Inverse Transaction

Categories: Trading

Going into a store and not buying something. Or...maybe it involves going into a store, putting something of yours on the shelf, and then walking out.

Actually, neither of those. An inverse transaction represents a way of closing out a forward contract.

A forward contract is like a promise. You'll buy your brother's car in May for $2,000, but you can't do it now because it will take you a few months to save up the money. That deal represents a forward contract...you are buying something at a specified price at a specified point in the future.

In financial markets, these deals are used for a number of reasons. A company can lock in a price for something they will need in the future (an airline setting up a forward contract for jet fuel). Or it can be used for hedging (you have a bunch of money tied up in euro-denominated bonds and you want to make sure that changes in the euro's value don't hurt you too much). Or it can be pure speculation (you just think oil prices are going up, so you're using the forward contract to make that bet).

An inverse transaction closes out a position. Basically, you're making a loop with a bet you've already made by making the exact opposite bet.

You buy a futures contract to acquire 1,000 barrels of oil at $75 a barrel, with the contract expiring in May. An inverse transaction would involve purchasing a forward contract requiring you to sell 1,000 barrels of oil at $75, expiring in May.

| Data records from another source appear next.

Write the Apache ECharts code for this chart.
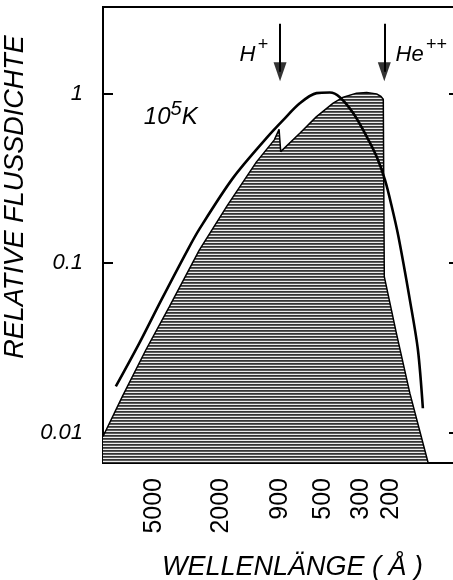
<!DOCTYPE html>
<html>
<head>
<meta charset="utf-8">
<script src="https://cdn.jsdelivr.net/npm/echarts@6.0.0/dist/echarts.min.js"></script>
<style>
	html, body { margin: 0; padding: 0; background: #fff; }
	#chart { width: 453px; height: 580px; }
</style>
</head>
<body>
<div id="chart"></div>
<script>
	// Schwarzkörper 10^5 K: Wellenlänge (Å) und relative Flussdichte
	var bbWave = [8400, 6100, 4520, 3160, 2680, 1705, 1080, 863, 688, 548, 457, 399, 333, 277, 242, 216, 197, 180, 154, 138, 129];
	var bbFlux = [0.0187, 0.0337, 0.0607, 0.12, 0.1605, 0.319, 0.55, 0.70, 0.88, 1.01, 1.018, 0.956, 0.77, 0.56, 0.426, 0.31, 0.216, 0.144, 0.0607, 0.0308, 0.0139];

	// Modellspektrum (schraffiert)
	var spWave = [10000, 7656, 5577, 4055, 2695, 1834, 1240, 973, 912, 892, 688, 548, 437, 381, 318, 277, 242, 228, 221, 218, 185, 154, 120];
	var spFlux = [0.00946, 0.01644, 0.0308, 0.0554, 0.1199, 0.221, 0.3965, 0.535, 0.617, 0.456, 0.586, 0.734, 0.881, 0.956, 1.01, 1.018, 1.0, 0.965, 0.93, 0.0833, 0.0386, 0.01707, 0.0066];

	// Ionisationskanten (Pfeile)
	var edgeWave = [900, 218];
	var arrowTop = 2.6;
	var arrowHead = 1.35;

	var xTicks = [5000, 2000, 900, 500, 300, 200];
	var yTicks = [0.01, 0.1, 1];

	var font = 'Liberation Sans';

	function pairs(xs, ys) {
		return xs.map(function (x, i) { return [x, ys[i]]; });
	}

	// horizontale Schraffur
	var pat = document.createElement('canvas');
	pat.width = 4;
	pat.height = 3;
	var ctx = pat.getContext('2d');
	ctx.fillStyle = '#333333'; ctx.fillRect(0, 0, 4, 1);
	ctx.fillStyle = '#5c5c5c'; ctx.fillRect(0, 1, 4, 1);
	ctx.fillStyle = '#ececec'; ctx.fillRect(0, 2, 4, 1);

	var mychart = echarts.init(document.getElementById('chart'));

	var option = {
		animation: false,
		backgroundColor: '#fff',
		grid: {
			left: 103, right: -5, top: 7, bottom: 117,
			outerBoundsMode: 'none',
			containLabel: false,
			show: true, borderColor: '#000', borderWidth: 2
		},
		xAxis: {
			type: 'log',
			inverse: true,
			min: 80,
			max: 10000,
			name: 'WELLENLÄNGE ( Å )',
			nameLocation: 'middle',
			nameGap: 91,
			nameTextStyle: { fontSize: 27, fontStyle: 'italic', fontFamily: font, color: '#000', padding: [0, 0, 0, 24] },
			axisLine: { lineStyle: { color: '#000', width: 2 } },
			axisTick: { inside: true, length: 10, customValues: xTicks, lineStyle: { color: '#000', width: 2 } },
			axisLabel: {
				customValues: xTicks,
				rotate: 90,
				margin: 15,
				fontSize: 25,
				fontFamily: font,
				color: '#000',
				formatter: function (v) { return String(Math.round(v)); }
			},
			splitLine: { show: false },
			minorTick: { show: false }
		},
		yAxis: [{
			type: 'log',
			min: 0.0066,
			max: 3.26,
			name: 'RELATIVE FLUSSDICHTE',
			nameLocation: 'middle',
			nameRotate: 90,
			nameGap: 63,
			nameTextStyle: { fontSize: 27, fontStyle: 'italic', fontFamily: font, color: '#000', padding: [0, 0, 0, 76] },
			axisLine: { lineStyle: { color: '#000', width: 2 } },
			axisTick: { inside: true, length: 10, customValues: yTicks, lineStyle: { color: '#000', width: 2 } },
			axisLabel: {
				customValues: yTicks,
				margin: 20,
				fontSize: 22,
				fontStyle: 'italic',
				fontFamily: font,
				color: '#000',
				formatter: function (v) { return String(v); }
			},
			splitLine: { show: false }
		}, {
			type: 'log',
			position: 'right',
			min: 0.0066,
			max: 3.26,
			axisLine: { show: true, lineStyle: { color: '#000', width: 2 } },
			axisTick: { inside: true, length: 9, customValues: yTicks, lineStyle: { color: '#000', width: 2 } },
			axisLabel: { show: false },
			splitLine: { show: false }
		}],
		series: [{
			name: 'Spektrum',
			type: 'line',
			data: pairs(spWave, spFlux),
			showSymbol: false,
			symbol: 'none',
			lineStyle: { color: '#000', width: 1.5 },
			areaStyle: { origin: 'start', color: { image: pat, repeat: 'repeat' }, opacity: 1 },
			z: 2
		}, {
			name: 'Schwarzkörper',
			type: 'line',
			data: pairs(bbWave, bbFlux),
			smooth: 0.3,
			showSymbol: false,
			symbol: 'none',
			lineStyle: { color: '#000', width: 2.6 },
			z: 3,
			markLine: {
				silent: true,
				symbol: ['none', 'none'],
				label: { show: false },
				lineStyle: { color: '#000', width: 2, type: 'solid' },
				data: edgeWave.map(function (w) {
					return [{ coord: [w, arrowTop] }, { coord: [w, arrowHead] }];
				})
			},
			markPoint: {
				silent: true,
				symbolSize: 0,
				label: {
					show: true,
					position: 'inside',
					color: '#000',
					rich: {
						m: { fontSize: 22, fontStyle: 'italic', fontFamily: font, color: '#000', lineHeight: 30, verticalAlign: 'bottom' },
						t: { fontSize: 24, fontStyle: 'italic', fontFamily: font, color: '#000', lineHeight: 30, verticalAlign: 'bottom' },
						s: { fontSize: 18, fontStyle: 'italic', fontFamily: font, color: '#000', lineHeight: 18, verticalAlign: 'top', padding: [0, 0, 0, 2] },
						f: { fontSize: 20, fontStyle: 'italic', fontFamily: font, color: '#000', lineHeight: 20, verticalAlign: 'top' }
					}
				},
				data: [
					{ coord: [1286, 1.8], label: { formatter: '{m|H}{s|+}' } },
					{ coord: [132, 1.8], label: { formatter: '{m|He}{s|++}' } },
					{ coord: [3980, 0.76], label: { formatter: '{t|10}{f|5}{t|K}' } }
				]
			}
		}, {
			name: 'Kanten',
			type: 'scatter',
			data: edgeWave.map(function (w) { return [w, arrowHead]; }),
			symbol: 'triangle',
			symbolSize: [13, 19],
			symbolRotate: 180,
			itemStyle: { color: '#000' },
			silent: true,
			z: 4
		}]
	};

	mychart.setOption(option);

	window.addEventListener('resize', function () {
		mychart.resize();
	});
</script>
</body>
</html>
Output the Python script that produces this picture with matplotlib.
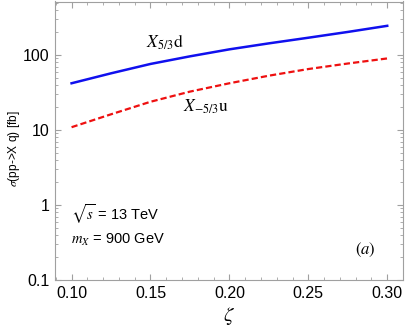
import matplotlib.pyplot as plt
import numpy as np

plt.rcParams['mathtext.fontset'] = 'stix'
plt.rcParams['font.family'] = 'Liberation Sans'

# Data
zeta = [0.10, 0.125, 0.15, 0.175, 0.20, 0.225, 0.25, 0.275, 0.30]
sigma_d = [42, 57, 76, 96, 119, 143, 170, 203, 245]
sigma_u = [10.9, 16.2, 23.8, 32.5, 42, 53, 65, 77, 90]

fig = plt.figure(figsize=(4.09, 3.29), dpi=100)
ax = fig.add_axes([55 / 409, 49 / 329, 348 / 409, 278.5 / 329])

ax.plot(zeta, sigma_d, color='#1010ee', lw=1.8)
ax.plot(zeta, sigma_u, color='#ee1010', lw=1.6, ls=(0, (2.8, 1.4)))

ax.set_yscale('log')
ax.set_xlim(0.0895, 0.3095)
ax.set_ylim(0.1, 517)
ax.set_yticks([0.1, 1, 10, 100])
ax.set_yticklabels(['0.1', '1', '10', '100'])
ax.set_xticks([0.10, 0.15, 0.20, 0.25, 0.30])
ax.set_xticklabels(['0.10', '0.15', '0.20', '0.25', '0.30'])
ax.set_xticks(np.arange(0.09, 0.311, 0.01), minor=True)

for s in ax.spines.values():
    s.set_color('#a0a0a0')
ax.tick_params(which='both', direction='in', color='#a0a0a0', top=True, right=True)
ax.tick_params(which='major', length=4, labelsize=11.5, pad=4)
ax.tick_params(which='minor', length=2)

fig.text(14 / 409, 1 - 149 / 329, r'$\sigma$(pp->X q) [fb]', fontsize=8.6,
         rotation=90, ha='center', va='center')
ax.set_xlabel(r'$\zeta$', fontsize=15, labelpad=3)

ax.text(0.159, 125, r'$X_{5/3}\mathrm{d}$', fontsize=12.5, ha='center')
ax.text(0.185, 17.5, r'$X_{-5/3}\mathrm{u}$', fontsize=12.5, ha='center')
ax.text(0.0995, 0.62, r'$\sqrt{s}$ = 13 TeV', fontsize=10.5)
ax.text(0.0995, 0.3, r'$m_X$ = 900 GeV', fontsize=10.5)
ax.text(0.286, 0.22, r'$(a)$', fontsize=12, ha='center')

plt.savefig('out.png', dpi=100)
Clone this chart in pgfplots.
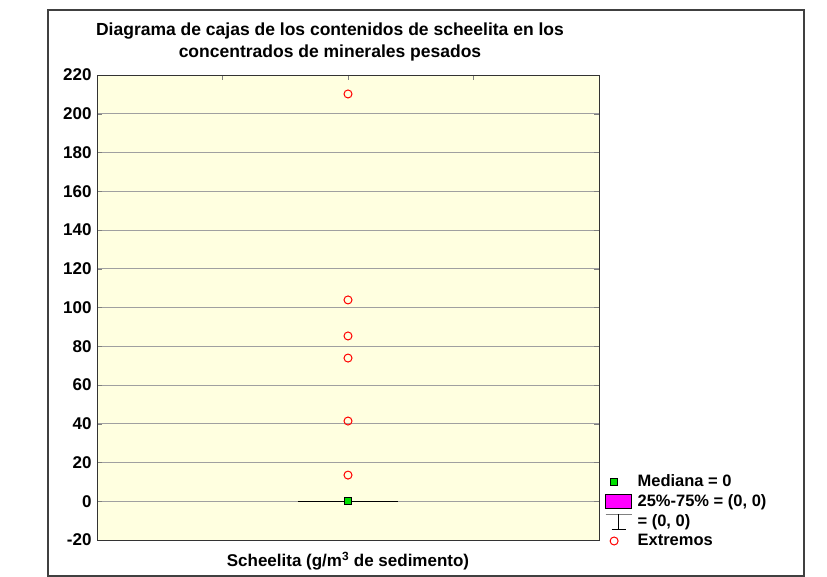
\documentclass[border=0pt]{standalone}
\usepackage{fontspec}
\setmainfont{Liberation Sans}
\usepackage{pgfplots}
\pgfplotsset{compat=1.18}
\definecolor{bgy}{HTML}{FFFFE0}
\definecolor{gridg}{HTML}{A0A0A0}
\definecolor{mag}{HTML}{FF00FF}
\definecolor{grn}{HTML}{00E000}
\begin{document}
\begin{tikzpicture}[x=1pt,y=1pt]
\path (0,0) rectangle (827,577);
\draw[line width=1.2pt, black!75] (48,1) rectangle (804,567);
\node[font=\bfseries\fontsize{17.5}{22}\selectfont, align=center] at (330,535) {Diagrama de cajas de los contenidos de scheelita en los\\concentrados de minerales pesados};
\node[font=\bfseries\fontsize{17}{17}\selectfont] at (348,16) {Scheelita (g/m\textsuperscript{3} de sedimento)};
\begin{axis}[at={(97pt,37pt)}, anchor=south west, scale only axis,
  width=502pt, height=465pt,
  xmin=0, xmax=2, ymin=-20, ymax=220,
  ytick={-20,0,20,...,220},
  xtick={0.5,1,1.5}, xticklabels={}, xtick pos=right,
  ytick pos=both,
  tick align=inside, major tick length=5pt,
  ymajorgrids, grid style={gridg, line width=0.8pt},
  axis line style={black!80, line width=0.8pt},
  axis background/.style={fill=bgy},
  /pgf/number format/assume math mode=true,
  yticklabel style={font=\bfseries\fontsize{17}{17}\selectfont, xshift=-2pt},
  legend style={at={(1.008,-0.025)}, anchor=south west, draw=none, fill=white,
    font=\bfseries\fontsize{16.5}{16.5}\selectfont, row sep=2.5pt, inner sep=2pt},
  legend cell align=left,
  clip=false,
]
\addplot[black, line width=1.2pt, forget plot] coordinates {(0.8,0) (1.2,0)};
\addplot[only marks, mark=square*, mark size=3.5pt, mark options={fill=grn, draw=black, line width=0.6pt},
  legend image code/.code={\path[draw=none,fill=none] (0pt,0pt) rectangle (30pt,1pt); \draw[fill=grn, draw=black, line width=0.6pt] (5pt,-3.5pt) rectangle (12pt,3.5pt);}] coordinates {(1,0)};
\addlegendentry{Mediana = 0}
\addlegendimage{legend image code/.code={\path[draw=none,fill=none] (0pt,0pt) rectangle (30pt,1pt); \draw[fill=mag, draw=black, line width=0.6pt] (0pt,-7pt) rectangle (26pt,7pt);}}
\addlegendentry{25\%-75\% = (0, 0)}
\addlegendimage{legend image code/.code={\path[draw=none,fill=none] (0pt,0pt) rectangle (30pt,1pt); \draw[gray, line width=0.8pt] (0pt,7pt)--(26pt,7pt); \draw[black, line width=0.8pt] (13pt,7pt)--(13pt,-8pt); \draw[black, line width=0.8pt] (6pt,-8pt)--(20pt,-8pt);}}
\addlegendentry{= (0, 0)}
\addplot[only marks, mark=o, mark size=4pt, mark options={red, line width=1pt},
  legend image code/.code={\path[draw=none,fill=none] (0pt,0pt) rectangle (30pt,1pt); \draw[red, line width=1pt] (8.5pt,0pt) circle (4pt);}] coordinates {(1,13.5) (1,41.4) (1,73.9) (1,85.3) (1,103.9) (1,210.2)};
\addlegendentry{Extremos}
\end{axis}
\end{tikzpicture}
\end{document}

It may seem like a pointless activity, setting up transactions that cancel each other out. But the value of the forward contract changes as the price of an underlying asset changes. So...you may have purchased the futures contract to buy the oil at one price. Then, when you buy the futures contract to sell the oil, you paid another price. The difference between those prices represents your profit or loss on the deal.

Using the inverse transaction, you lock in a profit. That way, you don't have to wait until May, when the contract expires.